Vers la moitié du III millénaire, la langue sumérienne se perfectionna, puis la langue akkadienne, qui s’en inspirait, apparue avec le grand empire de Sargon d’Akkad. Plus tard, à la fin du IIIe millénaire, qui coïncide avec la fin de l’histoire sumérienne, la langue akkadienne se divisa en deux idiomes, le babylonien au sud et l’assyrien au nord. Tous ces bouleversements s’accompagnèrent d’une refonte du système éducatif. Peu à peu l’écriture devint un formidable moyen de culture. En effet, les mythes anciens et les histoires des peuples, qui se transmettaient jusqu’alors par la voie de l’oralité, furent retranscrits par écrit. L’école devint alors un établissement où les grandes œuvres furent d’abord couchées sur les tablettes, puis recopiées pour être enfin diffusées et étudiées pour notre plus grand bonheur, nous qui pouvons aujourd’hui à notre tour les lire. Les sumériens étaient également de grands scientifiques qui étudiaient autant les astres que la terre, les mathématiques que la géométrie. Aussi l’écrit apporta le moyen de traiter des théories et d’établir des plans architecturaux en vue de grandes constructions.

La profession de scribes s’en trouva par là même transformée. Le scribe, qui n’était jusqu’alors que comptable, ou dans le meilleur cas diplomate ou secrétaire du palais, pouvait être à présent littéraire ou scientifique, spécialisé dans un domaine particulier. Par ce biais, l’école élargit sa palette de matières à enseigner et contribua ainsi au rayonnement intellectuel et scientifique de Sumer au cours du IIIe millénaire.

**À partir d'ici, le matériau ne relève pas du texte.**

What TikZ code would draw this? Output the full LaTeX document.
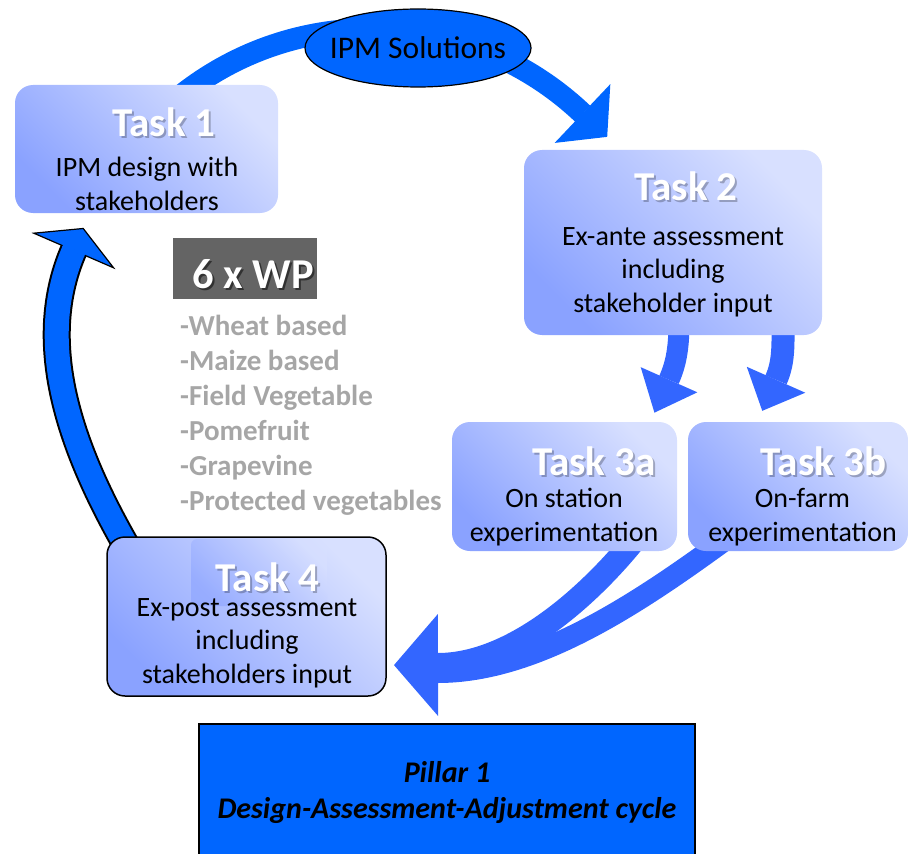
\documentclass[tikz,border=0pt]{standalone}
\usepackage{fontspec}
\setmainfont{Carlito}
\usetikzlibrary{calc,decorations.markings,backgrounds,shapes.geometric}

\definecolor{cycleblue}{HTML}{0066FF}
\definecolor{flowblue}{HTML}{3366FF}
\definecolor{taskdark}{HTML}{8AA2FF}
\definecolor{tasklight}{HTML}{D8E0FF}
\definecolor{wpgray}{HTML}{646464}
\definecolor{listgray}{HTML}{A6A6A6}

\tikzset{
  taskbox/.style={rounded corners=18pt, inner sep=0pt, bottom color=taskdark, top color=tasklight, shading angle=-45},
  tasktitle/.style={anchor=base, inner sep=0pt, text=white, font=\fontsize{41}{41}\selectfont\bfseries},
  titleshade/.style={tasktitle, text=black, opacity=0.25},
  tasktext/.style={anchor=base, inner sep=0pt, align=center, font=\fontsize{28}{33.5}\selectfont},
  flow/.style={line width=#1, line cap=butt},
  head/.style n args={3}{postaction={decorate, decoration={markings,
    mark=at position 0.999 with {\fill[#3] (0,-#2) -- (#1,0) -- (0,#2) -- cycle;}}}},
}

\begin{document}
\begin{tikzpicture}[x=1pt, y=-1pt]
\useasboundingbox (0,0) rectangle (909,853);

% boxes of the cycle
\node[taskbox, minimum width=263pt, minimum height=128pt] (t1) at (146.5,149) {};
\node[taskbox, minimum width=298pt, minimum height=185pt] (t2) at (673,242.5) {};
\node[taskbox, minimum width=225pt, minimum height=129pt] (t3a) at (564.5,486.5) {};
\node[taskbox, minimum width=220pt, minimum height=129pt] (t3b) at (798,486.5) {};
\node[taskbox, draw=black, line width=1.5pt, minimum width=279pt, minimum height=159pt] (t4) at (246.5,616.5) {};
\shade[taskbox, rounded corners=6pt, opacity=0.6] (191,539) rectangle (327,606);

\node[ellipse, draw=black, line width=1.2pt, fill=cycleblue, minimum width=226pt, minimum height=78pt,
  inner xsep=-9pt, inner ysep=0pt, font=\fontsize{31.5}{31.5}\selectfont] (sol) at (418,48) {IPM Solutions};

% titles and texts (multi-line texts sit on their last baseline)
\node[titleshade] (t1s) at (166,139) {Task 1};
\node[tasktitle] (t1h) at (164,137) {Task 1};
\node[tasktext] (t1b) at (147,210) {IPM design with\\stakeholders};

\node[titleshade] (t2s) at (688,202) {Task 2};
\node[tasktitle] (t2h) at (686,200) {Task 2};
\node[tasktext] (t2b) at (673,312) {Ex-ante assessment\\including\\stakeholder input};

\node[titleshade] (t3as) at (596,477) {Task 3a};
\node[tasktitle] (t3ah) at (594,475) {Task 3a};
\node[tasktext] (t3ab) at (564,541) {On station\\experimentation};

\node[titleshade] (t3bs) at (825.5,477) {Task 3b};
\node[tasktitle] (t3bh) at (823.5,475) {Task 3b};
\node[tasktext] (t3bb) at (802.5,541) {On-farm\\experimentation};

\node[titleshade] (t4s) at (269.5,593) {Task 4};
\node[tasktitle] (t4h) at (267.5,591) {Task 4};
\node[tasktext] (t4b) at (247,683) {Ex-post assessment\\including\\stakeholders input};

% work packages
\node[fill=wpgray, minimum width=144pt, minimum height=61pt, inner sep=0pt] (wp) at (245,268.5) {};
\node[anchor=base, inner sep=0pt, text=black, opacity=0.5, font=\fontsize{42.5}{42.5}\selectfont\bfseries] (wps) at (255,290) {6 x WP};
\node[anchor=base, inner sep=0pt, text=white, font=\fontsize{42.5}{42.5}\selectfont\bfseries] (wph) at (253,288) {6 x WP};
\node[anchor=base west, inner sep=0pt, align=left, text=listgray, font=\fontsize{29}{35}\selectfont\bfseries] (crops) at (180,510)
  {-Wheat based\\-Maize based\\-Field Vegetable\\-Pomefruit\\-Grapevine\\-Protected vegetables};

% pillar
\node[draw=black, line width=1.5pt, fill=cycleblue, minimum width=496pt, minimum height=146pt, inner sep=0pt] (p1) at (447,797) {};
\node[anchor=base, align=center, inner sep=0pt, font=\fontsize{30}{36}\selectfont\bfseries\itshape] (p1t) at (447,818)
  {Pillar 1\\Design-Assessment-Adjustment cycle};

% arrows
\begin{pgfonlayer}{background}
\draw[flow=22pt, cycleblue, head={34}{40.5}{cycleblue}]
  ($(t1.north)+(28,16)$) .. controls +(119.5,-100.3) and +(-113.2,-107.4) .. ($(t2.north west)+(59,-36)$);
\draw[flow=21pt, flowblue, head={36}{31}{flowblue}]
  ($(t2.south)+(6,-15)$) .. controls +(0,25) and +(8,-18) .. ($(t3a.north)+(104.5,-42)$);
\draw[flow=23pt, flowblue, head={34}{32}{flowblue}]
  ($(t2.south)+(110,-15)$) .. controls +(0,25) and +(8,-18) .. ($(t3b.north)+(-22,-42)$);
\draw[flow=24pt, flowblue, head={44}{51}{flowblue}]
  ($(t3a.south)+(69.5,-11)$) .. controls +(-38,47) and +(80,0) .. ($(t4.east)+(51,48.5)$);
\draw[flow=22pt, flowblue]
  ($(t3b.south)+(-68,-15)$) .. controls +(-89,65) and +(100,0) .. ($(t4.east)+(51,55.5)$);
\draw[black, line width=28pt]
  ($(t4.north west)+(28,23)$) .. controls +(-56,-95) and +(-44,101) .. ($(t1.south west)+(59,37)$);
\draw[flow=24pt, cycleblue,
  postaction={decorate, decoration={markings, mark=at position 0.999 with {
    \filldraw[fill=cycleblue, draw=black, line width=1.2pt] (0,-43.5) -- (24,0) -- (0,43.5) -- cycle;
    \fill[cycleblue] (-1.5,-12) rectangle (1.5,12);}}}]
  ($(t4.north west)+(28,23)$) .. controls +(-56,-95) and +(-44,101) .. ($(t1.south west)+(59,37)$);
\end{pgfonlayer}
\end{tikzpicture}
\end{document}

L’école sumérienne nous paraît étonnamment moderne avec son organisation et son personnel. Ce qui diffère avec l’école d’aujourd’hui est le mode d’enseignement et les finalités de l’apprentissage que recevaient les élèves. En effet, si les cours étaient difficiles et la discipline excessivement sévère, les élèves en sortaient avec une formation qui leur permettait d’aspirer aux plus hautes fonctions. Enfin, l’école sumérienne a connu de profonds bouleversements idéologiques et pédagogiques. D’une simple école de formation de fonctionnaires voués aux administrations des grands pôles économiques des cités, elle est devenue au fil du temps une l’école vouée à l’étude des sciences et de la littérature.